Data:
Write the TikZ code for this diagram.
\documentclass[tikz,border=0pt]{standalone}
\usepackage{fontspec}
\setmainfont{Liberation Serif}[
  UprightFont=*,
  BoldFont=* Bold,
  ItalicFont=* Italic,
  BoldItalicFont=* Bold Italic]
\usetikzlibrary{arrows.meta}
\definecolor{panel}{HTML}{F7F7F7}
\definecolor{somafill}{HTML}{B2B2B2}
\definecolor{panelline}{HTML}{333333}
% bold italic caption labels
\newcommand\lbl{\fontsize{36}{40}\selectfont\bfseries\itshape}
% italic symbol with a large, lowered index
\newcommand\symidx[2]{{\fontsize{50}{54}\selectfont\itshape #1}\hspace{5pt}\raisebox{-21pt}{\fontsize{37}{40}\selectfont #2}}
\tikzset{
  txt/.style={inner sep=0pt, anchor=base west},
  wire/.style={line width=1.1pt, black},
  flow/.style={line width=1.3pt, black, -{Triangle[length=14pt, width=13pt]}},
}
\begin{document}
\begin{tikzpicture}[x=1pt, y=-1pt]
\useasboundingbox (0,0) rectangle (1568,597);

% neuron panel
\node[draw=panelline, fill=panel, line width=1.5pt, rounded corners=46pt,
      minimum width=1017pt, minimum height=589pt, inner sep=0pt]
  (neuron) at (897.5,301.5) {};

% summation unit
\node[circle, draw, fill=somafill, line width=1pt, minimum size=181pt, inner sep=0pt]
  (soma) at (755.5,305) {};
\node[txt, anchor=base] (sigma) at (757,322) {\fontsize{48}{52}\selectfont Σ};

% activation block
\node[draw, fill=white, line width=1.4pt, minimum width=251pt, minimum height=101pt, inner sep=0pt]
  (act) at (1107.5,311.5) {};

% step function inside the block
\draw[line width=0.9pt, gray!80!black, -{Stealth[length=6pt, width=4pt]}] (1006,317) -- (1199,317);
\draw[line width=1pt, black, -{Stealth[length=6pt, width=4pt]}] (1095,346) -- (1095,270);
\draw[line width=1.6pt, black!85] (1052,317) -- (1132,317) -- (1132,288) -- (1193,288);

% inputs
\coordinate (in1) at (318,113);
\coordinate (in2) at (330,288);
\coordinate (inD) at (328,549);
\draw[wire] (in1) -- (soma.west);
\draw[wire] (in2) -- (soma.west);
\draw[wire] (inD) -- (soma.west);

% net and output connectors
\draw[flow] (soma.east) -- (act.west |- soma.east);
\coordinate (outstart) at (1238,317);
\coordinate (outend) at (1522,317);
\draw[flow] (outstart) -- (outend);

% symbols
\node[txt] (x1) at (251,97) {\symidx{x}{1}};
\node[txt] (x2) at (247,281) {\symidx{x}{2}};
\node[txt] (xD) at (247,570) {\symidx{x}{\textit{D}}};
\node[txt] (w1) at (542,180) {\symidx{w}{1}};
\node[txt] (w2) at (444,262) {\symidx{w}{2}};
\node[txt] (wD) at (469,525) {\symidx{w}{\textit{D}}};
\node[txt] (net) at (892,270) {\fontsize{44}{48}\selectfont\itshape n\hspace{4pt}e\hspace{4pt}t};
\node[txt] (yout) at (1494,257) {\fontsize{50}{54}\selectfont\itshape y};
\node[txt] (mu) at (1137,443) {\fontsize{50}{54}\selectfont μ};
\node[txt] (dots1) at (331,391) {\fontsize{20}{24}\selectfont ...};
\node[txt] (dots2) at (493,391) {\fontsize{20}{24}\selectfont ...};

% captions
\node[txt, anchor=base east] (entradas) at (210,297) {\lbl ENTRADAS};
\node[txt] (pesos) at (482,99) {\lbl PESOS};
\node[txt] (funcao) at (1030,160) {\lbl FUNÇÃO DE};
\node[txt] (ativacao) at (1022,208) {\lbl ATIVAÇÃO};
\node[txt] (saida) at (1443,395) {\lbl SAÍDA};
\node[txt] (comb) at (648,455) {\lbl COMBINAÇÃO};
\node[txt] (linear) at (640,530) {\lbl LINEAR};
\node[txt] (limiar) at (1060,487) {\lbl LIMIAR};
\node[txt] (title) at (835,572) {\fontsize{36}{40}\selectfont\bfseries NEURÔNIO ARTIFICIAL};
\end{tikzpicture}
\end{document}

Your task: From the first line of the listing above to the line with "(0,0) rectangle (1568,597);", please transcribe each line exactly, both ends included, and nothing beyond that.

Solution below:
Write the TikZ code for this diagram.
\documentclass[tikz,border=0pt]{standalone}
\usepackage{fontspec}
\setmainfont{Liberation Serif}[
  UprightFont=*,
  BoldFont=* Bold,
  ItalicFont=* Italic,
  BoldItalicFont=* Bold Italic]
\usetikzlibrary{arrows.meta}
\definecolor{panel}{HTML}{F7F7F7}
\definecolor{somafill}{HTML}{B2B2B2}
\definecolor{panelline}{HTML}{333333}
% bold italic caption labels
\newcommand\lbl{\fontsize{36}{40}\selectfont\bfseries\itshape}
% italic symbol with a large, lowered index
\newcommand\symidx[2]{{\fontsize{50}{54}\selectfont\itshape #1}\hspace{5pt}\raisebox{-21pt}{\fontsize{37}{40}\selectfont #2}}
\tikzset{
  txt/.style={inner sep=0pt, anchor=base west},
  wire/.style={line width=1.1pt, black},
  flow/.style={line width=1.3pt, black, -{Triangle[length=14pt, width=13pt]}},
}
\begin{document}
\begin{tikzpicture}[x=1pt, y=-1pt]
\useasboundingbox (0,0) rectangle (1568,597);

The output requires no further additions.